Tuesday, August 20, 2013

Summer Reading Thoughts

I agree with Riemers that in order to be globally competent, students must meet the objectives of the three dimensions: the affective, action, and academic dimensions. The affective dimension, which addresses the role of ethics and "the commitment to basic equality and rights of all persons" struck me the most. When we accept and fully embrace the uniqueness in each and every one of us, we are well on the way to meeting the goals of 21st century learning.

As a B-12 school, I think BB&N is fortunate that it can impact students at different stages in their lives. Riemers argues that cultural awareness "can be developed at all levels of the educational ladder and should probably be developed at the early ages, when children's basic values are shaped." What does this cultural awareness and development look like at the lower school? How about at the middle school? When our students enter the upper school are they ready to accept and learn from the diversity of backgrounds, culture, and thought of a larger student and faculty population?

In my time at BB&N, I have learned a great deal from the diversity of our students and teachers. I value our urban location that allows for a blend of experiences to come together. I think we do a great job of preparing our students for college and the real world – I'm reminded of that when I engage in dialogue for college admission colleagues. I'm excited to be having this conversation and look forward to playing any role I can in achieving forthcoming goals.

I do feel we're at a crossroads in a) determining what skills and values are critical in a global arena and b) meeting the expectations of BBN outcomes - college. Do we rely on measuring our success by the results of standardized testing? Do we feel the AP curriculum, for example, fully engages students in the type of learning that might truly help them navigate the 21st century world? Are we willing to perhaps be outliers in designing an academic program that is different, unique, and special from the conventional, and our peers, and not worry about the potential impact on the prestige of the college list? Has BBN defined where it has been, who we are today, and where we would like to go? If our resolve for self-reflection and action are unified, and we enthusiastically make the most our resources, our students, and our staff, BB&N will grow to be stronger than it already is, and we will have equipped our students to be thoughtful, active, and engaged global citizens.

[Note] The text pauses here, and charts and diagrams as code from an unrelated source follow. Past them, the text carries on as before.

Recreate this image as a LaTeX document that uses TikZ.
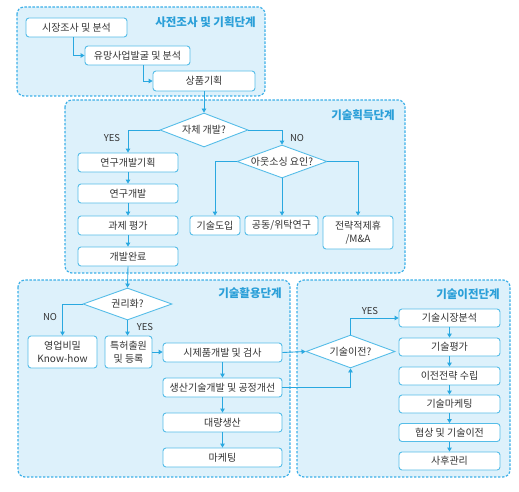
\documentclass[tikz,border=0pt]{standalone}
\usepackage{fontspec}
\setmainfont{Noto Sans CJK KR}
\usetikzlibrary{shapes.geometric,arrows.meta}
\definecolor{lineblue}{HTML}{29A8E0}
\definecolor{boxblue}{HTML}{55BDE8}
\definecolor{bgblue}{HTML}{DDF1FB}
\definecolor{dashblue}{HTML}{3DB0E8}
\definecolor{titleblue}{HTML}{2A9FD8}
\definecolor{txt}{HTML}{333333}
\newcommand{\zb}[1]{\makebox[0pt][c]{#1}}
\tikzset{
  phase/.style={draw=dashblue, fill=bgblue, line width=1.2pt, dash pattern=on 2.4pt off 1.6pt, rounded corners=7pt},
  title/.style={anchor=east, text=titleblue, font=\fontsize{11.5}{13}\selectfont\bfseries, inner sep=0pt},
  box/.style={draw=boxblue, fill=white, line width=0.9pt, rounded corners=3pt, text=txt, font=\fontsize{10}{12.5}\selectfont, inner sep=0.5pt, align=center},
  dia/.style={diamond, draw=boxblue, fill=white, line width=0.9pt, text=txt, font=\fontsize{10}{12}\selectfont, inner sep=0pt},
  arr/.style={draw=lineblue, line width=0.9pt, -{Triangle[length=4pt,width=4.5pt]}},
  lab/.style={text=txt, font=\fontsize{9.5}{11}\selectfont, inner sep=0pt}
}
\begin{document}
\begin{tikzpicture}[x=1pt,y=-1pt]
\useasboundingbox (0,0) rectangle (519,492);
% regions
\path[phase] (17,7) rectangle (265,96);
\path[phase] (65,100) rectangle (405,273);
\path[phase] (18,280) rectangle (290,477);
\path[phase] (297,280) rectangle (510,477);
\node[title] (p1) at (256,22) {사전조사 및 기획단계};
\node[title] (p2) at (395,115) {기술획득단계};
\node[title] (p3) at (282,293) {기술활용단계};
\node[title] (p4) at (500,294) {기술이전단계};
% phase 1
\node[box, minimum width=101pt, minimum height=19pt] (b1) at (76.5,27.5) {시장조사 및 분석};
\node[box, minimum width=105pt, minimum height=19pt] (b2) at (137.5,55.5) {유망사업발굴 및 분석};
\node[box, minimum width=102pt, minimum height=20pt] (b3) at (204,81) {상품기획};
% phase 2
\node[dia, minimum width=88pt, minimum height=34pt] (d1) at (204,130) {\zb{자체 개발?}};
\node[box, minimum width=100pt, minimum height=19pt] (r1) at (128,162.5) {연구개발기획};
\node[box, minimum width=100pt, minimum height=19pt] (r2) at (128,193.5) {연구개발};
\node[box, minimum width=100pt, minimum height=19pt] (r3) at (128,225.5) {과제 평가};
\node[box, minimum width=100pt, minimum height=19pt] (r4) at (128,256.5) {개발완료};
\node[dia, minimum width=90pt, minimum height=33pt] (d2) at (282,161.5) {\zb{아웃소싱 요인?}};
\node[box, minimum width=50pt, minimum height=19pt] (o1) at (215,225.5) {기술도입};
\node[box, minimum width=73pt, minimum height=19pt] (o2) at (281.5,225.5) {공동/위탁연구};
\node[box, minimum width=70pt, minimum height=33pt] (o3) at (358,232.5) {전략적제휴\\/M\&A};
% phase 3
\node[dia, minimum width=89pt, minimum height=32pt] (d3) at (127.5,304) {\zb{권리화?}};
\node[box, minimum width=69pt, minimum height=32pt] (k1) at (62.5,352) {영업비밀\\Know-how};
\node[box, minimum width=47pt, minimum height=32pt] (k2) at (128.5,352) {특허출원\\및 등록};
\node[box, minimum width=119pt, minimum height=19pt] (u1) at (222.5,352.5) {시제품개발 및 검사};
\node[box, minimum width=119pt, minimum height=19pt] (u2) at (222.5,387.5) {생산기술개발 및 공정개선};
\node[box, minimum width=119pt, minimum height=19pt] (u3) at (222.5,422.5) {대량생산};
\node[box, minimum width=119pt, minimum height=19pt] (u4) at (222.5,457.5) {마케팅};
% phase 4
\node[dia, minimum width=89pt, minimum height=33pt] (d4) at (350.5,351.5) {\zb{기술이전?}};
\node[box, minimum width=101pt, minimum height=18pt] (t1) at (449.5,318) {기술시장분석};
\node[box, minimum width=101pt, minimum height=18pt] (t2) at (449.5,347) {기술평가};
\node[box, minimum width=101pt, minimum height=18pt] (t3) at (449.5,376) {이전전략 수립};
\node[box, minimum width=101pt, minimum height=18pt] (t4) at (449.5,404) {기술마케팅};
\node[box, minimum width=101pt, minimum height=18pt] (t5) at (449.5,432.5) {협상 및 기술이전};
\node[box, minimum width=101pt, minimum height=18pt] (t6) at (449.5,461) {사후관리};
% labels
\node[lab] (y1) at (112,138) {YES};
\node[lab] (n1) at (297,138) {NO};
\node[lab] (n2) at (50,317) {NO};
\node[lab] (y2) at (145,327) {YES};
\node[lab] (y3) at (370,311) {YES};
% connectors phase 1
\draw[arr] ([xshift=-3.5pt]b1.south) |- (b2.west);
\draw[arr] ([xshift=5.5pt]b2.south) |- (b3.west);
\draw[arr] (b3.south) -- (d1.north);
% phase 2
\draw[arr] (d1.west) -| (r1.north);
\draw[arr] (d1.east) -| (d2.north);
\draw[arr] (r1.south) -- (r2.north);
\draw[arr] (r2.south) -- (r3.north);
\draw[arr] (r3.south) -- (r4.north);
\draw[arr] (d2.west) -| (o1.north);
\draw[arr] (d2.south) -- (d2.south |- o2.north);
\draw[arr] (d2.east) -| (o3.north);
\draw[arr] (r4.south) -- (d3.north);
% phase 3
\draw[arr] (d3.west) -| (k1.north);
\draw[arr] (d3.south) -- (d3.south |- k2.north);
\draw[arr] (k2.east) -- (k2.east -| u1.west);
\draw[arr] (u1.south) -- (u2.north);
\draw[arr] (u2.south) -- (u3.north);
\draw[arr] (u3.south) -- (u4.north);
\draw[arr] (u1.east) -- (d4.west);
\draw[arr] (u2.east) -| (d4.south);
% phase 4
\draw[arr] (d4.north) |- (t1.west);
\draw[arr] (t1.south) -- (t2.north);
\draw[arr] (t2.south) -- (t3.north);
\draw[arr] (t3.south) -- (t4.north);
\draw[arr] (t4.south) -- (t5.north);
\draw[arr] (t5.south) -- (t6.north);
\end{tikzpicture}
\end{document}
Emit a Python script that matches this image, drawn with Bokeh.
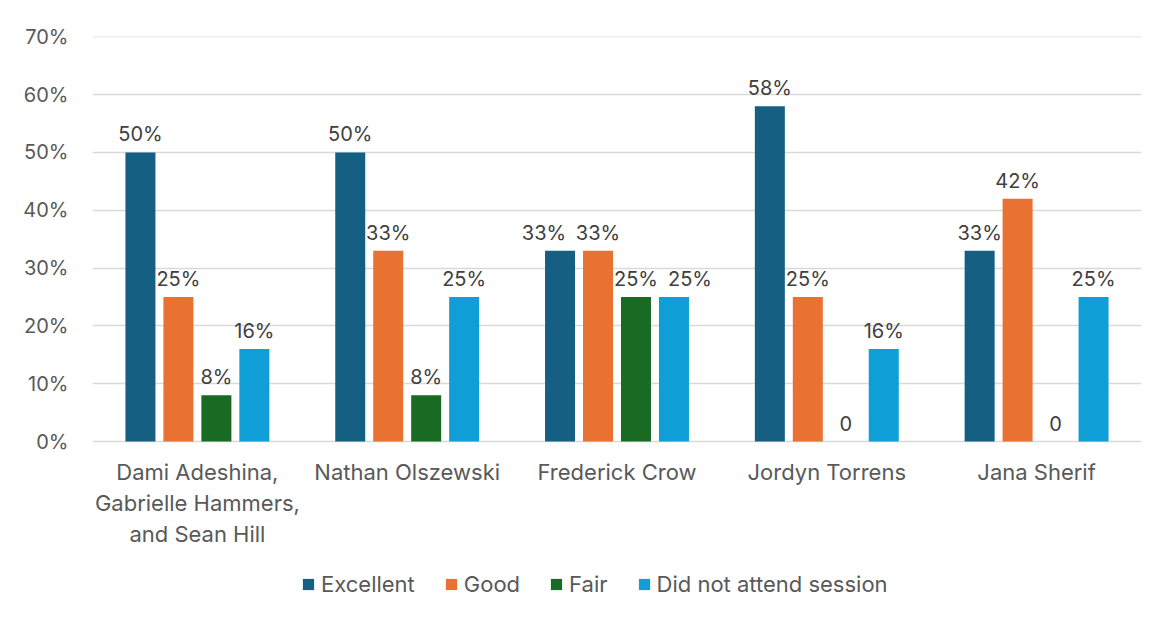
from bokeh.plotting import figure
from bokeh.models import ColumnDataSource, NumeralTickFormatter, Legend, LegendItem, FactorRange
from bokeh.transform import dodge
from bokeh.core.properties import value
from bokeh.embed import file_html
from bokeh.resources import INLINE

categories = ["Dami Adeshina,\nGabrielle Hammers,\nand Sean Hill", "Nathan Olszewski",
              "Frederick Crow", "Jordyn Torrens", "Jana Sherif"]
series = ["Excellent", "Good", "Fair", "Did not attend session"]
excellent = [0.50, 0.50, 0.33, 0.58, 0.33]
good = [0.25, 0.33, 0.33, 0.25, 0.42]
fair = [0.08, 0.08, 0.25, 0.00, 0.00]
did_not_attend = [0.16, 0.25, 0.25, 0.16, 0.25]
y_ticks = [0, 0.1, 0.2, 0.3, 0.4, 0.5, 0.6, 0.7]
colors = ["#156082", "#E97132", "#196B24", "#0F9ED5"]

FONT = "Inter"
TXT = "#595959"
LBL = "#404040"

def lab(v):
    return "0" if v == 0 else f"{round(v*100)}%"

# label nudges (px) to avoid overlaps, as in the reference (Frederick Crow group)
nudge = {"exc": [0, 0, -16, 0, 0], "good": [0, 0, 0, 0, 0],
         "fair": [0, 0, 0, 0, 0], "dna": [0, 0, 16, 0, 0]}

data = dict(cat=categories)
cols = ["exc", "good", "fair", "dna"]
for c, vals in zip(cols, [excellent, good, fair, did_not_attend]):
    data[c] = vals
    data[c + "_lab"] = [lab(v) for v in vals]
    data[c + "_nx"] = nudge[c]
src = ColumnDataSource(data)

# frame extends below the zero line so that the category labels and the legend sit inside it
p = figure(x_range=FactorRange(*categories), y_range=(-0.2923, 0.7005),
           frame_width=1049, frame_height=574,
           output_backend="svg", toolbar_location=None,
           min_border_left=92, min_border_right=19, min_border_top=36, min_border_bottom=7)
p.outline_line_color = None

offsets = [-0.2715, -0.0905, 0.0905, 0.2715]
items = []
for c, off, col, name in zip(cols, offsets, colors, series):
    r = p.vbar(x=dodge("cat", off, range=p.x_range), top=c, bottom=0, width=0.143, source=src,
               fill_color=col, line_color=None)
    items.append(LegendItem(label=name, renderers=[r]))
    p.text(x=dodge("cat", off, range=p.x_range), y=c, text=c + "_lab", source=src,
           x_offset=c + "_nx",
           text_align="center", text_baseline="alphabetic", y_offset=-18,
           text_font=value(FONT), text_font_size="20px", text_color=LBL)

p.xgrid.grid_line_color = None
p.ygrid.grid_line_color = "#D9D9D9"
p.ygrid.grid_line_width = 1.5
p.yaxis.ticker = y_ticks
p.yaxis.formatter = NumeralTickFormatter(format="0%")
for ax in (p.xaxis, p.yaxis):
    ax.axis_line_color = None
    ax.major_tick_line_color = None
    ax.minor_tick_line_color = None
    ax.major_tick_in = 0
    ax.major_tick_out = 0
    ax.major_label_text_font = FONT
    ax.major_label_text_color = TXT
p.yaxis.major_label_text_font_size = "20px"
p.xaxis.major_label_text_font_size = "22px"
p.yaxis.major_label_standoff = 24
p.xaxis.major_label_standoff = 17
p.xaxis.fixed_location = 0
p.x_range.range_padding = 0
p.x_range.group_padding = 0

legend = Legend(items=items, orientation="horizontal", location=(209, 13),
                label_text_font=FONT, label_text_font_size="22px", label_text_color=TXT,
                glyph_width=14, glyph_height=14, label_standoff=6, spacing=29,
                border_line_color=None, background_fill_alpha=0, padding=0, margin=0)
p.add_layout(legend, "center")

open("out.html", "w").write(file_html(p, INLINE))
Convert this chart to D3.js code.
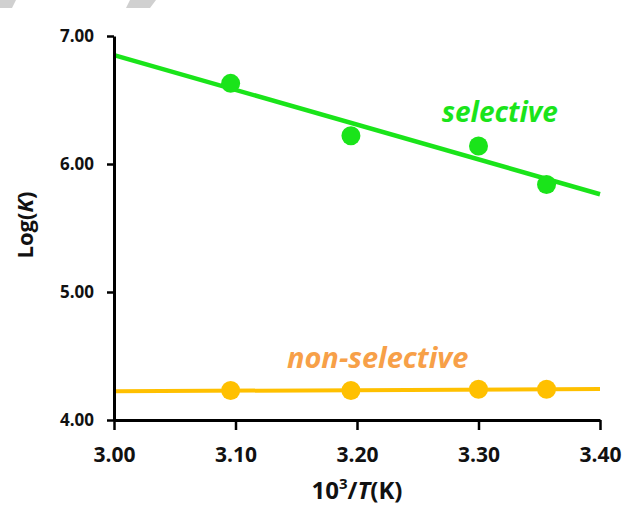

In late September, the college office is attending an annual conference on college counseling and college admission. The keynote speaker is Thomas Friedman, author of The World is Flat: A Brief History of the Twenty-First Century. Given the theme of our faculty meetings, I think this is great timing and most fitting. I am pretty excited to hear him speak. The World is Flat was a required summer reading at my previous school and it was the first opportunity I had to engage in a formal dialogue around the topic of global competency and 21st century skills. I found the work to be exceptionally profound and I consider Friedman to be an authority in the discussion on globalization. Here's a summary of what he will cover in his remarks:

Friedman will address the impact of globalization on the field of higher education, and how colleges and universities are changing in a world where historical and geographical divisions are becoming increasingly irrelevant. Discussing how the "flat" global economy and emerging "green" technologies are creating new academic fields of study and new careers – and demanding new skills and knowledge of today's college graduates – he will focus on innovations such as massive open online courses (MOOCs) and their potential effects on the traditional university and college degree.

Clearly, conversations about 21st century skills are happening across college campuses. As our students transition to undergraduate life, how ready are they to exist and co-exist in a constantly evolving and changing global undergraduate experience? Are they ready to work with green technologies, as Friedman will discuss, or are they ready to "take action and investigate matters of global significance as The Asia Institute publication noted? Colleges are making quick adjustments to meet the demands of our global network and students must keep up, if not surpass expectations. I look forward to hearing people's thoughts.